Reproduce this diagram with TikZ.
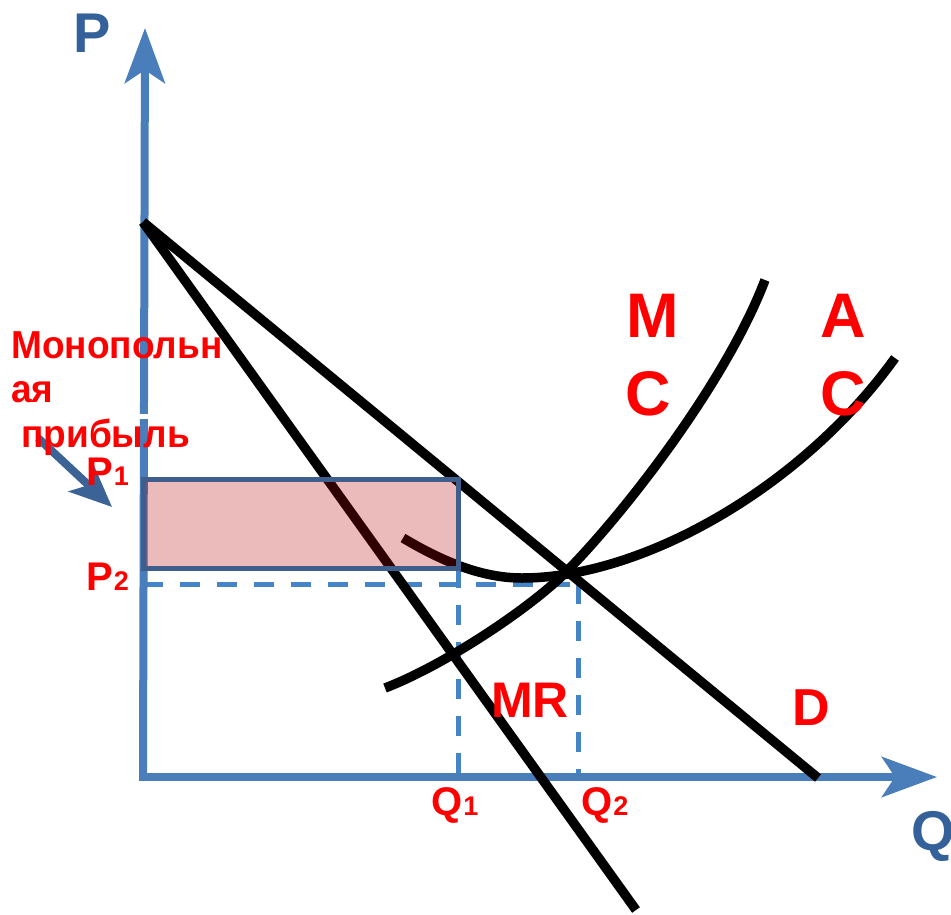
\documentclass[tikz,border=0pt]{standalone}
\usepackage{fontspec}
\setmainfont{Liberation Sans}
\newfontfamily\narrowsans[FakeStretch=0.95]{Liberation Sans}
\usetikzlibrary{arrows.meta}
\definecolor{axisblue}{RGB}{74,126,187}
\definecolor{dashblue}{RGB}{70,132,200}
\definecolor{labelblue}{RGB}{53,97,154}
\definecolor{rectborder}{RGB}{62,95,140}
\definecolor{arrowblue}{RGB}{59,99,150}
\definecolor{profitfill}{RGB}{181,0,0}
\begin{document}
\begin{tikzpicture}[x=1pt,y=-1pt,
  curve/.style={line width=9.5pt,black},
  axisline/.style={line width=8pt,axisblue,-{Stealth[length=55pt,width=40pt,inset=13pt]}},
  guide/.style={line width=5pt,dashblue,dash pattern=on 20pt off 17pt},
  lbl/.style={inner sep=0pt,anchor=base west,text=red},
  sublbl/.style={lbl,font=\bfseries\fontsize{40}{42}\selectfont},
  axlbl/.style={inner sep=0pt,anchor=base west,text=labelblue,font=\bfseries\fontsize{56}{60}\selectfont}]
\useasboundingbox (0,0) rectangle (951,914);
% coordinates
\coordinate (O) at (143,777);
\coordinate (Ptop) at (145,28);
\coordinate (Qend) at (937,777);
\coordinate (A) at (143,222);
\coordinate (Dend) at (818,778);
\coordinate (MRend) at (636,910);
\coordinate (P1) at (143,479);
\coordinate (P2) at (143,584);
\coordinate (C1) at (458,479);
\coordinate (C2) at (458,568);
\coordinate (E) at (578,584);
\coordinate (Q1) at (458,777);
\coordinate (Q2) at (578,777);
\coordinate (X) at (565,573);
% guides
\draw[guide] (P2) -- (E);
\draw[guide] (C2) -- (Q1);
\draw[guide] (E) -- (Q2);
% axes
\draw[axisline] ([yshift=4pt]O) -- (Ptop);
\draw[axisline] ([xshift=-4pt]O) -- (Qend);
\fill[white] (139,414) rectangle (150,419);
% demand and MR
\draw[curve] (A) -- (Dend);
\draw[curve] (A) -- (MRend);
% MC
\draw[curve] (385,688) .. controls (445,665) and (530,608) .. (X)
  .. controls (620,518) and (725,385) .. (765,280);
% AC
\draw[curve] (403,538) .. controls (440,560) and (480,578) .. (522,578)
  .. controls (640,578) and (800,490) .. (895,358);
% profit rectangle
\fill[profitfill,fill opacity=0.27] (P1) rectangle (C2);
\draw[rectborder,line width=5pt] (P1) rectangle (C2);
% arrow
\draw[arrowblue,line width=8pt,-{Stealth[length=42pt,width=36pt,inset=10pt]}] (38,438) coordinate (arT) -- (112,507) coordinate (arH);
% labels
\node[axlbl] (Plbl) at (73,52) {P};
\node[axlbl] (Qlbl) at (911,850) {Q};
\node[lbl,font=\narrowsans\bfseries\fontsize{39}{44}\selectfont] (t1) at (11,358) {Монопольн};
\node[lbl,font=\narrowsans\bfseries\fontsize{39}{44}\selectfont] (t2) at (11,402) {ая};
\node[lbl,font=\narrowsans\bfseries\fontsize{39}{44}\selectfont] (t3) at (21,447) {прибыль};
\node[sublbl] (p1) at (86,485) {P\kern1pt{\fontsize{27}{27}\selectfont 1}};
\node[sublbl] (p2) at (86,590) {P\kern1pt{\fontsize{27}{27}\selectfont 2}};
\node[sublbl] (q1) at (431,815) {Q\kern1pt{\fontsize{27}{27}\selectfont 1}};
\node[sublbl] (q2) at (581,815) {Q\kern1pt{\fontsize{27}{27}\selectfont 2}};
\node[lbl,font=\bfseries\fontsize{50}{54}\selectfont] (mr) at (491,717) {MR};
\node[lbl,font=\bfseries\fontsize{52}{56}\selectfont] (d) at (792,725) {D};
\node[lbl,font=\bfseries\fontsize{63}{70}\selectfont] (mc1) at (626,337) {M};
\node[lbl,font=\bfseries\fontsize{63}{70}\selectfont] (mc2) at (625,415) {C};
\node[lbl,font=\bfseries\fontsize{63}{70}\selectfont] (ac1) at (820,337) {A};
\node[lbl,font=\bfseries\fontsize{63}{70}\selectfont] (ac2) at (820,415) {C};
\end{tikzpicture}
\end{document}
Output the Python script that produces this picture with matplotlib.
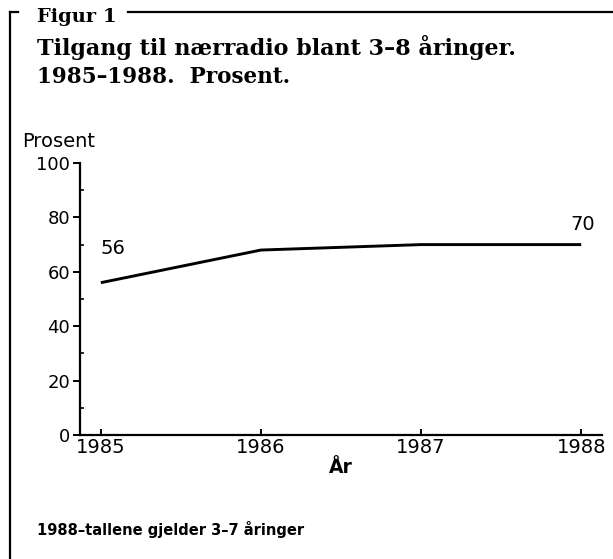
import matplotlib.pyplot as plt
from matplotlib.lines import Line2D

years = [1985, 1986, 1987, 1988]
prosent = [56, 68, 70, 70]
ytick_vals = [0, 20, 40, 60, 80, 100]

fig = plt.figure(figsize=(6.13, 5.59), dpi=100)
ax = fig.add_axes([80 / 613, 124 / 559, 522 / 613, 272 / 559])

ax.plot(years, prosent, color='black', lw=2.1, solid_capstyle='butt')
ax.set_xlim(1984.87, 1988.13)
ax.set_ylim(0, 100)
ax.set_xticks(years)
ax.set_yticks(ytick_vals)
ax.set_yticks(range(10, 100, 20), minor=True)

for s in ['top', 'right']:
    ax.spines[s].set_visible(False)
for s in ['left', 'bottom']:
    ax.spines[s].set_linewidth(1.6)

ax.tick_params(axis='y', which='major', direction='out', length=5, width=1.4,
               labelsize=13, pad=2)
ax.tick_params(axis='y', which='minor', direction='in', length=3, width=1.2)
ax.tick_params(axis='x', which='major', direction='in', length=4, width=1.4,
               labelsize=14, pad=2)

fig.text(22 / 613, 1 - 151 / 559, 'Prosent', ha='left', va='bottom', fontsize=14)
ax.set_xlabel('År', fontsize=13.5, fontweight='bold', labelpad=1)

# value labels at first and last point
ax.text(years[0], prosent[0] + 9, str(prosent[0]), fontsize=14, ha='left', va='bottom')
ax.text(years[-1] + 0.01, prosent[-1] + 4, str(prosent[-1]), fontsize=14, ha='center', va='bottom')

# titles
tfont = dict(family='DejaVu Serif', fontweight='bold')
fig.text(37 / 613, 1 - 17 / 559, 'Figur 1', va='center', fontsize=14, **tfont)
fig.text(37 / 613, 1 - 47 / 559, 'Tilgang til nærradio blant 3–8 åringer.', va='center',
         fontsize=16, **tfont)
fig.text(37 / 613, 1 - 77 / 559, '1985–1988.  Prosent.', va='center', fontsize=15.5, **tfont)

fig.text(37 / 613, 1 - 530 / 559, '1988–tallene gjelder 3–7 åringer',
         fontsize=10.5, fontweight='bold', va='center')

# frame around the figure
fig.add_artist(Line2D([10 / 613, 10 / 613], [0, 1 - 12 / 559], color='black', lw=1.6))
fig.add_artist(Line2D([10 / 613, 18 / 613], [1 - 12 / 559, 1 - 12 / 559], color='black', lw=1.6))
fig.add_artist(Line2D([128 / 613, 1], [1 - 12 / 559, 1 - 12 / 559], color='black', lw=1.6))

fig.savefig('out.png', dpi=100)
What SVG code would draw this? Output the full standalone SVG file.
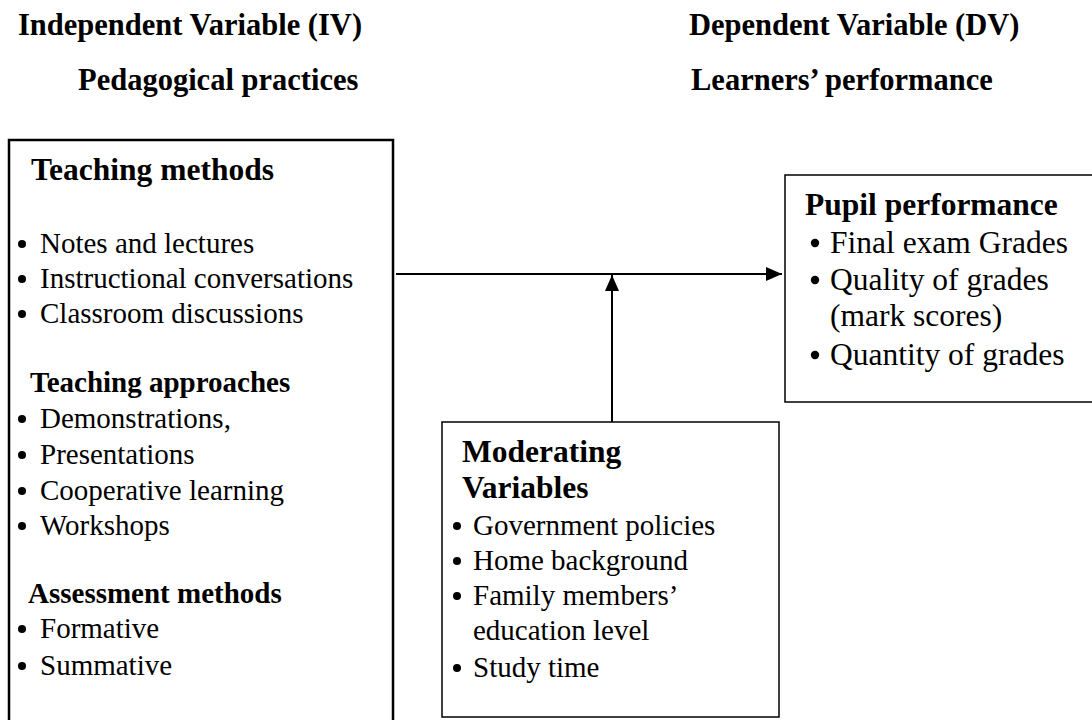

Request:
Except for the pictures, copy the material above exactly.

Full solution:
Reproduce this diagram with TikZ.
\documentclass[tikz,border=0pt]{standalone}
\usepackage{fontspec}
\setmainfont{Liberation Sans}
\newfontfamily\narrowsans[FakeStretch=0.95]{Liberation Sans}
\usetikzlibrary{arrows.meta}
\definecolor{axisblue}{RGB}{74,126,187}
\definecolor{dashblue}{RGB}{70,132,200}
\definecolor{labelblue}{RGB}{53,97,154}
\definecolor{rectborder}{RGB}{62,95,140}
\definecolor{arrowblue}{RGB}{59,99,150}
\definecolor{profitfill}{RGB}{181,0,0}
\begin{document}
\begin{tikzpicture}[x=1pt,y=-1pt,
  curve/.style={line width=9.5pt,black},
  axisline/.style={line width=8pt,axisblue,-{Stealth[length=55pt,width=40pt,inset=13pt]}},
  guide/.style={line width=5pt,dashblue,dash pattern=on 20pt off 17pt},
  lbl/.style={inner sep=0pt,anchor=base west,text=red},
  sublbl/.style={lbl,font=\bfseries\fontsize{40}{42}\selectfont},
  axlbl/.style={inner sep=0pt,anchor=base west,text=labelblue,font=\bfseries\fontsize{56}{60}\selectfont}]
\useasboundingbox (0,0) rectangle (951,914);
% coordinates
\coordinate (O) at (143,777);
\coordinate (Ptop) at (145,28);
\coordinate (Qend) at (937,777);
\coordinate (A) at (143,222);
\coordinate (Dend) at (818,778);
\coordinate (MRend) at (636,910);
\coordinate (P1) at (143,479);
\coordinate (P2) at (143,584);
\coordinate (C1) at (458,479);
\coordinate (C2) at (458,568);
\coordinate (E) at (578,584);
\coordinate (Q1) at (458,777);
\coordinate (Q2) at (578,777);
\coordinate (X) at (565,573);
% guides
\draw[guide] (P2) -- (E);
\draw[guide] (C2) -- (Q1);
\draw[guide] (E) -- (Q2);
% axes
\draw[axisline] ([yshift=4pt]O) -- (Ptop);
\draw[axisline] ([xshift=-4pt]O) -- (Qend);
\fill[white] (139,414) rectangle (150,419);
% demand and MR
\draw[curve] (A) -- (Dend);
\draw[curve] (A) -- (MRend);
% MC
\draw[curve] (385,688) .. controls (445,665) and (530,608) .. (X)
  .. controls (620,518) and (725,385) .. (765,280);
% AC
\draw[curve] (403,538) .. controls (440,560) and (480,578) .. (522,578)
  .. controls (640,578) and (800,490) .. (895,358);
% profit rectangle
\fill[profitfill,fill opacity=0.27] (P1) rectangle (C2);
\draw[rectborder,line width=5pt] (P1) rectangle (C2);
% arrow
\draw[arrowblue,line width=8pt,-{Stealth[length=42pt,width=36pt,inset=10pt]}] (38,438) coordinate (arT) -- (112,507) coordinate (arH);
% labels
\node[axlbl] (Plbl) at (73,52) {P};
\node[axlbl] (Qlbl) at (911,850) {Q};
\node[lbl,font=\narrowsans\bfseries\fontsize{39}{44}\selectfont] (t1) at (11,358) {Монопольн};
\node[lbl,font=\narrowsans\bfseries\fontsize{39}{44}\selectfont] (t2) at (11,402) {ая};
\node[lbl,font=\narrowsans\bfseries\fontsize{39}{44}\selectfont] (t3) at (21,447) {прибыль};
\node[sublbl] (p1) at (86,485) {P\kern1pt{\fontsize{27}{27}\selectfont 1}};
\node[sublbl] (p2) at (86,590) {P\kern1pt{\fontsize{27}{27}\selectfont 2}};
\node[sublbl] (q1) at (431,815) {Q\kern1pt{\fontsize{27}{27}\selectfont 1}};
\node[sublbl] (q2) at (581,815) {Q\kern1pt{\fontsize{27}{27}\selectfont 2}};
\node[lbl,font=\bfseries\fontsize{50}{54}\selectfont] (mr) at (491,717) {MR};
\node[lbl,font=\bfseries\fontsize{52}{56}\selectfont] (d) at (792,725) {D};
\node[lbl,font=\bfseries\fontsize{63}{70}\selectfont] (mc1) at (626,337) {M};
\node[lbl,font=\bfseries\fontsize{63}{70}\selectfont] (mc2) at (625,415) {C};
\node[lbl,font=\bfseries\fontsize{63}{70}\selectfont] (ac1) at (820,337) {A};
\node[lbl,font=\bfseries\fontsize{63}{70}\selectfont] (ac2) at (820,415) {C};
\end{tikzpicture}
\end{document}
Output the Python script that produces this picture with matplotlib.
import matplotlib.pyplot as plt
from matplotlib.lines import Line2D

years = [1985, 1986, 1987, 1988]
prosent = [56, 68, 70, 70]
ytick_vals = [0, 20, 40, 60, 80, 100]

fig = plt.figure(figsize=(6.13, 5.59), dpi=100)
ax = fig.add_axes([80 / 613, 124 / 559, 522 / 613, 272 / 559])

ax.plot(years, prosent, color='black', lw=2.1, solid_capstyle='butt')
ax.set_xlim(1984.87, 1988.13)
ax.set_ylim(0, 100)
ax.set_xticks(years)
ax.set_yticks(ytick_vals)
ax.set_yticks(range(10, 100, 20), minor=True)

for s in ['top', 'right']:
    ax.spines[s].set_visible(False)
for s in ['left', 'bottom']:
    ax.spines[s].set_linewidth(1.6)

ax.tick_params(axis='y', which='major', direction='out', length=5, width=1.4,
               labelsize=13, pad=2)
ax.tick_params(axis='y', which='minor', direction='in', length=3, width=1.2)
ax.tick_params(axis='x', which='major', direction='in', length=4, width=1.4,
               labelsize=14, pad=2)

fig.text(22 / 613, 1 - 151 / 559, 'Prosent', ha='left', va='bottom', fontsize=14)
ax.set_xlabel('År', fontsize=13.5, fontweight='bold', labelpad=1)

# value labels at first and last point
ax.text(years[0], prosent[0] + 9, str(prosent[0]), fontsize=14, ha='left', va='bottom')
ax.text(years[-1] + 0.01, prosent[-1] + 4, str(prosent[-1]), fontsize=14, ha='center', va='bottom')

# titles
tfont = dict(family='DejaVu Serif', fontweight='bold')
fig.text(37 / 613, 1 - 17 / 559, 'Figur 1', va='center', fontsize=14, **tfont)
fig.text(37 / 613, 1 - 47 / 559, 'Tilgang til nærradio blant 3–8 åringer.', va='center',
         fontsize=16, **tfont)
fig.text(37 / 613, 1 - 77 / 559, '1985–1988.  Prosent.', va='center', fontsize=15.5, **tfont)

fig.text(37 / 613, 1 - 530 / 559, '1988–tallene gjelder 3–7 åringer',
         fontsize=10.5, fontweight='bold', va='center')

# frame around the figure
fig.add_artist(Line2D([10 / 613, 10 / 613], [0, 1 - 12 / 559], color='black', lw=1.6))
fig.add_artist(Line2D([10 / 613, 18 / 613], [1 - 12 / 559, 1 - 12 / 559], color='black', lw=1.6))
fig.add_artist(Line2D([128 / 613, 1], [1 - 12 / 559, 1 - 12 / 559], color='black', lw=1.6))

fig.savefig('out.png', dpi=100)
What SVG code would draw this? Output the full standalone SVG file.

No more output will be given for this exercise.